There is no reason for why people in recovery should have to relapse. There are things that the individual can do to eliminate this risk including:

* Making recovery the number one in their life. The individual needs to keep in mind that if they lose their sobriety they are at risk of losing everything.
* The individual needs to not view the argument that relapse is a normal part of recovery as a green light to return to their addiction. If they do decide to drink again there is no guarantee that they will ever be able to stop again – many who relapse never get a second chance.
* Never taking sobriety for granted. So long as recovery is precious to the individual they will continue to fight hard to keep it.
* People in recovery need to have a new relationship reality. Instead of running away from problems they need to be willing to face them.
* It can really help the individual is they begin to view challenges in life as a chance to grow. In Alcoholics Anonymous they talk about how pain is the touchstone of growth recovery.
* Joining a recovery fellowship can help some people reduce their risk of relapse. They will be able to turn to this group for support and advice.
* If people find that despite giving up alcohol and drugs their life continues to feel out of control they are advised to seek medical advice. It could be that these individuals are dealing with a dual diagnosis involving depression or some other mental illness.
* It is vital that people stay motivated in early recovery. Those who have been to rehab may benefit from a booster session in the first year of sobriety.

Grateful People in Recovery Never Relapse

It is sometimes claimed that grateful people in recovery never relapse. This is because so long as their sobriety remains precious to the individual they will fight hard to keep it. This gratitude gives them the energy and motivation to keep doing the things they need to do to stay sober. There are things that the individual can do to maintain a grateful outlook including:

* Keeping a gratitude journal where the individual regularly records all the good things that are in their life. It is easy for people to take things for granted but this type of journaling can prevent this from happening.

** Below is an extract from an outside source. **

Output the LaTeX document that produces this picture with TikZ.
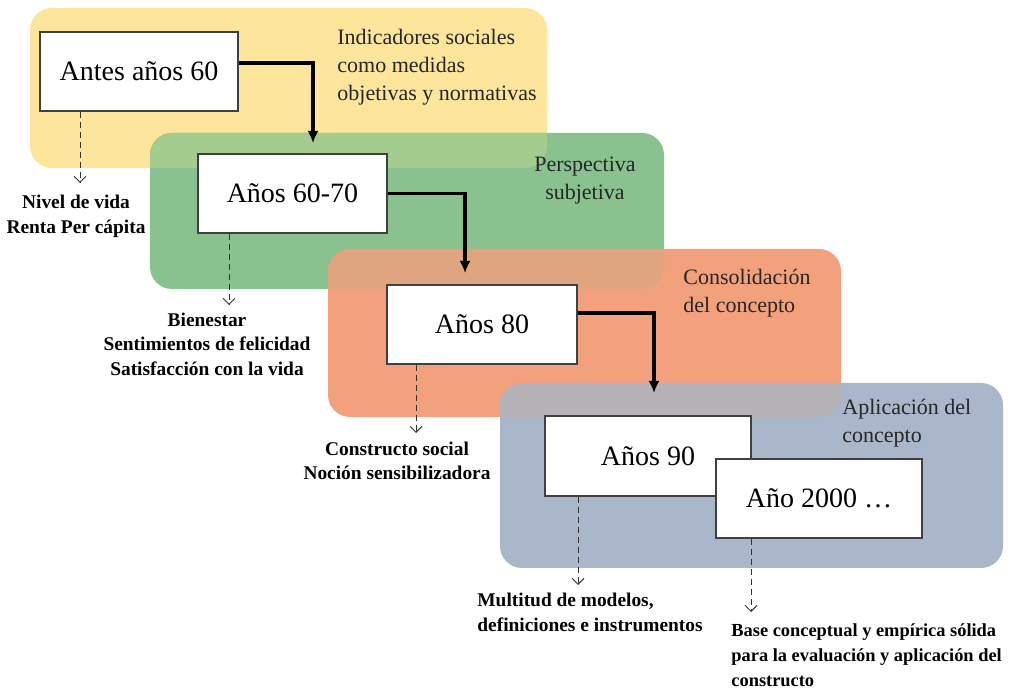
\documentclass[tikz,border=0pt]{standalone}
\usepackage{fontspec}
\setmainfont{Liberation Serif}
\usetikzlibrary{arrows.meta,positioning}
\definecolor{eraYellow}{HTML}{FDE59B}
\definecolor{eraGreen}{HTML}{89C28F}
\definecolor{eraOrange}{HTML}{F2A17C}
\definecolor{eraBlue}{HTML}{AAB7CB}
\definecolor{mixYG}{HTML}{A3CC8E}
\definecolor{mixGO}{HTML}{DEA57E}
\definecolor{mixOB}{HTML}{B4B2B7}
\tikzset{
  era/.style     = {rounded corners=11pt},
  yearbox/.style = {draw=black!75, line width=0.6pt, fill=white, inner sep=0pt,
                    minimum height=39.5pt, font=\fontsize{14}{16}\selectfont},
  eralab/.style  = {align=left, inner sep=0pt, text=black!85,
                    font=\fontsize{11}{14}\selectfont},
  note/.style    = {align=center, inner sep=0pt,
                    font=\bfseries\fontsize{9.7}{12.3}\selectfont},
  flow/.style    = {-{Latex[length=6pt,width=5.5pt]}, line width=1.6pt},
  detail/.style  = {-{Straight Barb[length=3pt,width=6pt]}, densely dashed,
                    line width=0.45pt, black!80},
}
\begin{document}
\begin{tikzpicture}[x=0.5pt, y=-0.5pt]
  \useasboundingbox (0,0) rectangle (1011,688);
  % eras
  \fill[era, eraYellow] (30,8) rectangle (547,168);
  \fill[era, eraGreen] (150,133) rectangle (664,289);
  \fill[era, eraOrange] (328,249) rectangle (841,417);
  \fill[era, eraBlue] (500,383) rectangle (1003,568);
  % where they overlap
  \begin{scope}
    \clip[era] (30,8) rectangle (547,168);
    \fill[era, mixYG] (150,133) rectangle (664,289);
  \end{scope}
  \begin{scope}
    \clip[era] (150,133) rectangle (664,289);
    \fill[era, mixGO] (328,249) rectangle (841,417);
  \end{scope}
  \begin{scope}
    \clip[era] (328,249) rectangle (841,417);
    \fill[era, mixOB] (500,383) rectangle (1003,568);
  \end{scope}

  \node[yearbox, minimum width=99pt]   (antes)   at (139,71.5)  {Antes años 60};
  \node[yearbox, minimum width=94.5pt] (sesenta) at (292.5,193.5) {Años 60-70};
  \node[yearbox, minimum width=95pt]   (ochenta) at (482,324.5) {Años 80};
  \node[yearbox, minimum width=103pt, minimum height=40pt] (noventa) at (648,456) {Años 90};
  \node[yearbox, minimum width=103pt]  (dosmil)  at (819,498.5) {Año 2000 …};

  \coordinate (t1) at (313,143);
  \coordinate (t2) at (465,273);
  \coordinate (t3) at (654,393);
  \draw[flow] ([yshift=4.25pt]antes.east) -| (t1);
  \draw[flow] (sesenta.east) -| (t2);
  \draw[flow] ([yshift=5.75pt]ochenta.east) -| (t3);

  \node[eralab, anchor=west] (indic) at (337,67.5)
    {Indicadores sociales\\como medidas\\objetivas y normativas};
  \node[eralab, align=center] (persp) at (585,181) {Perspectiva\\subjetiva};
  \node[eralab, anchor=west] (consol) at (683,293.5) {Consolidación\\del concepto};
  \node[eralab, anchor=west] (aplic) at (842,423) {Aplicación del\\concepto};

  \node[note] (nivel) at (76,216.5) {Nivel de vida\\Renta Per cápita};
  \node[note] (bienestar) at (207,344)
    {Bienestar\\Sentimientos de felicidad\\Satisfacción con la vida};
  \node[note] (constructo) at (397,461) {Constructo social\\Noción sensibilizadora};
  \node[note, align=left, anchor=west] (multitud) at (477,612.5)
    {Multitud de modelos,\\definiciones e instrumentos};
  \node[note, align=left, anchor=west, font=\bfseries\fontsize{9.2}{12.6}\selectfont]
    (base) at (731,655.5)
    {Base conceptual y empírica sólida\\para la evaluación y aplicación del\\constructo};

  \coordinate (d1) at (80,183);
  \coordinate (d2) at (229,305);
  \coordinate (d3) at (416,433);
  \coordinate (d4) at (578,585);
  \coordinate (d5) at (751,612);
  \draw[detail] (antes.south -| d1) -- (d1);
  \draw[detail] (sesenta.south -| d2) -- (d2);
  \draw[detail] (ochenta.south -| d3) -- (d3);
  \draw[detail] (noventa.south -| d4) -- (d4);
  \draw[detail] (dosmil.south -| d5) -- (d5);
\end{tikzpicture}
\end{document}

* Practicing metta (loving kindness) meditation can increase feelings of gratitude and positivity. This is a recommended meditation practice for people in recovery.
* People can train themselves to develop a more grateful attitude towards life. Building this gratitude works in the same way as building a muscle – the more people do it the easier it will become.

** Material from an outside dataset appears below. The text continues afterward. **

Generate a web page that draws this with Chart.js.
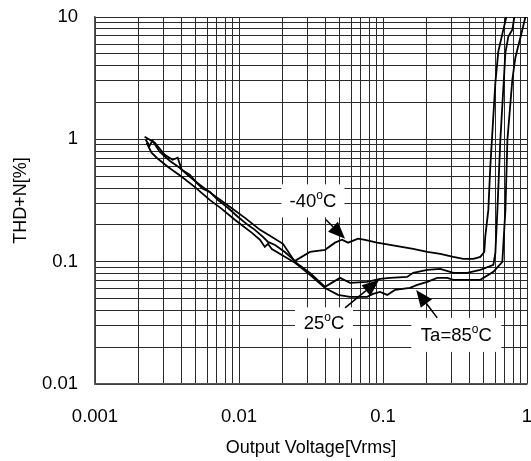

* It is recommended that people in recovery decide on what is really important to them in life and focus on these. Some people waste a great deal of time chasing things that they do not really want.
* Helping other people is a wonderful way to increase gratitude. The individual gets to see that they are not unique in having problems and they actually have plenty to be grateful for.

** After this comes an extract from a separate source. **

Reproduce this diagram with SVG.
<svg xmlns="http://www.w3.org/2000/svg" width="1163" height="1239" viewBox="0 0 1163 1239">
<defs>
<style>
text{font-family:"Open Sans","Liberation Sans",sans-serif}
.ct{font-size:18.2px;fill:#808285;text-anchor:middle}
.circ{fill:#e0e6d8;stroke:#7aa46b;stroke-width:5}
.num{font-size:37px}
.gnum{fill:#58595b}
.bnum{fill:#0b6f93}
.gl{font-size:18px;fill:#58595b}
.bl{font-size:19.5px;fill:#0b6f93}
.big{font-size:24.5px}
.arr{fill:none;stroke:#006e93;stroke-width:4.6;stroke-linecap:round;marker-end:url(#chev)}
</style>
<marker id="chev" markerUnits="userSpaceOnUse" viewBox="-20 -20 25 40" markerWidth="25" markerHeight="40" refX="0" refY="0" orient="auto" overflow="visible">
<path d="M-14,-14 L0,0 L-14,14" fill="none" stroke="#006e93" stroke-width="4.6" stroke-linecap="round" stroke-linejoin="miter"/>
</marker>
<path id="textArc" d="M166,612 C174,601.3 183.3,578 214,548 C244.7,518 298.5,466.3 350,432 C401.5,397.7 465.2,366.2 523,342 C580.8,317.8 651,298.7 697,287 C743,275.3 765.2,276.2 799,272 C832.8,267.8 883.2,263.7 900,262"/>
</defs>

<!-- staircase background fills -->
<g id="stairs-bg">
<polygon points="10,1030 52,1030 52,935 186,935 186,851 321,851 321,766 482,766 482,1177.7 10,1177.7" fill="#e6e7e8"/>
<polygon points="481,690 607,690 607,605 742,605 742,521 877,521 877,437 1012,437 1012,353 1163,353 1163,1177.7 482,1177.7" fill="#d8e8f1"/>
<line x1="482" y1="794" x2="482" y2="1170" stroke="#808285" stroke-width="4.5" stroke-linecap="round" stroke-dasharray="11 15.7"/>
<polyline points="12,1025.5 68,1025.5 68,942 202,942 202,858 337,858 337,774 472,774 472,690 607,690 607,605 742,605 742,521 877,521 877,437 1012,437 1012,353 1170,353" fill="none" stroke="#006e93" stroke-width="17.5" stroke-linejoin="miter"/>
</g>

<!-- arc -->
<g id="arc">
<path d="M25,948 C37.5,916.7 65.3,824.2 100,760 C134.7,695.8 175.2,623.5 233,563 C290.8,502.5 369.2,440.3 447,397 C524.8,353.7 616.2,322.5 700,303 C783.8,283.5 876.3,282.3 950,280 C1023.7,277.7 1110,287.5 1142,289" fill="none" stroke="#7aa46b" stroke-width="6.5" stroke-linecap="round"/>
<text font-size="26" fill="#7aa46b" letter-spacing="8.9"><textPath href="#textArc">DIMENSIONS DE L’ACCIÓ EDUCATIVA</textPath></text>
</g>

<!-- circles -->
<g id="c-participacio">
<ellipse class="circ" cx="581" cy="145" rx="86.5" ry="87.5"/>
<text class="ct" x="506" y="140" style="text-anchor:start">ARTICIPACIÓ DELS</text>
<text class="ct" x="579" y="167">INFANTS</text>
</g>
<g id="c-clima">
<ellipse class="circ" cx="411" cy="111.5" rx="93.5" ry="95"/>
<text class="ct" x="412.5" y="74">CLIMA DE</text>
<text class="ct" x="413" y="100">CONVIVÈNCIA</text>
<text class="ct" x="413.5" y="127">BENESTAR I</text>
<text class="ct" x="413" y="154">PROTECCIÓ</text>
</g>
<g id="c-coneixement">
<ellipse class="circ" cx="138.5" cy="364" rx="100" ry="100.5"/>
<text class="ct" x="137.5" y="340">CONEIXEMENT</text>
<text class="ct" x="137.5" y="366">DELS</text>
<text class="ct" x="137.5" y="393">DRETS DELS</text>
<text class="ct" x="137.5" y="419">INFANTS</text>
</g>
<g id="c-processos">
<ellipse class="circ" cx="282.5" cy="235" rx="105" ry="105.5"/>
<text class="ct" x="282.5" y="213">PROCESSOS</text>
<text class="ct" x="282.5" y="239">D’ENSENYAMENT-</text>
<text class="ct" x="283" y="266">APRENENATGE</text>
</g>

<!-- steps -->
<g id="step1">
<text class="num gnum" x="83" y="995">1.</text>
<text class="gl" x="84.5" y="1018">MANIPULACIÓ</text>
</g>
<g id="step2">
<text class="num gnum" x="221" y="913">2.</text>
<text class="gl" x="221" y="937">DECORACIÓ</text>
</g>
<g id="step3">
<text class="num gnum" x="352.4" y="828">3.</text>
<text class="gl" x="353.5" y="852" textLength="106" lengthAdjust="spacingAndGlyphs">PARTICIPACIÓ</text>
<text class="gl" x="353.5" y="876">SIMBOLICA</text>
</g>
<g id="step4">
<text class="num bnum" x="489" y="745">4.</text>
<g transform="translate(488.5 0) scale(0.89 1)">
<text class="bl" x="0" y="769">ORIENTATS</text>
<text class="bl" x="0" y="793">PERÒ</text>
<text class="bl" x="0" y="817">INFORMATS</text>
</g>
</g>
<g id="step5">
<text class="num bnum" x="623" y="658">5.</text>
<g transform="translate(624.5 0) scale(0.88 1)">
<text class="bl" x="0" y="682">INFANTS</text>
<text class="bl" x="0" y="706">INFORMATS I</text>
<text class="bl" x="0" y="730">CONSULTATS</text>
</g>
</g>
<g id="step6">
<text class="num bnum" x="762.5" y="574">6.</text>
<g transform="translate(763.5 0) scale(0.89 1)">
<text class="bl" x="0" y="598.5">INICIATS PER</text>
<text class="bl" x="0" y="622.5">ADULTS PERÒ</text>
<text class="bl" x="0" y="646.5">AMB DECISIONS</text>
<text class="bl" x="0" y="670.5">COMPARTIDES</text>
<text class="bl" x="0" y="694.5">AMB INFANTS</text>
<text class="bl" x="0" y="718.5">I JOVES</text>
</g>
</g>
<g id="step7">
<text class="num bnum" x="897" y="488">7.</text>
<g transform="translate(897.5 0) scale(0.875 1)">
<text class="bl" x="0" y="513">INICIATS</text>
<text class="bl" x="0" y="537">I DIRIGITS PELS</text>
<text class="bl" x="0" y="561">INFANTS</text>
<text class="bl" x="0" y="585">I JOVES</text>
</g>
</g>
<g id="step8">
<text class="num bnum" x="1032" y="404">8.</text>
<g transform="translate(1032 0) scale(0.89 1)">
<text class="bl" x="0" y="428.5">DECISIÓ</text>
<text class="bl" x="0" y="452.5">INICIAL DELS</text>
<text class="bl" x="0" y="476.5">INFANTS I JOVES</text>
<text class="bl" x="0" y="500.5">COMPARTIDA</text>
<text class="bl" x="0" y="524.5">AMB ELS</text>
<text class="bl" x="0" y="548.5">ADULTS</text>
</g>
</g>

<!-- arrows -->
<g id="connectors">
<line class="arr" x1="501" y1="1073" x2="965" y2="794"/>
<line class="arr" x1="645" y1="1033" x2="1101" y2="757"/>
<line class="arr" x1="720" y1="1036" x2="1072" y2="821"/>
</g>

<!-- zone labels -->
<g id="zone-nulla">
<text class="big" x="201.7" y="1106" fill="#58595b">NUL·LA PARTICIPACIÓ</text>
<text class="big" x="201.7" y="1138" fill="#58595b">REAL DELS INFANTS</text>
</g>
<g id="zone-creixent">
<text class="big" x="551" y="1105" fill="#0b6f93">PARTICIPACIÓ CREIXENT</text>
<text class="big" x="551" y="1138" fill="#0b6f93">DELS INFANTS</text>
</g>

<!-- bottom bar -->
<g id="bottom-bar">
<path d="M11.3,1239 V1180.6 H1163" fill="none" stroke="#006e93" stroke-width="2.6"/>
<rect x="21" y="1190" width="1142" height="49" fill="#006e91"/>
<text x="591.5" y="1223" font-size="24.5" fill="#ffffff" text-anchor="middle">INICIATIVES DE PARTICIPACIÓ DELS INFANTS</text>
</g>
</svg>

* Humans are greatly influenced by their social network. Spending too much time with negative people who complain about life can lead the individual to start sharing the same outlook.
* A common reason for why people feel ungrateful is that they have unrealistic expectations. It is possible to build a wonderful life in recovery but it does take time and effort.
* It is a great idea if people right down their reasons for quitting their addiction at the beginning of their recovery. It is easy to forget the pain and by reading this journal entry the individual will be able to feel grateful for having escaped their misery.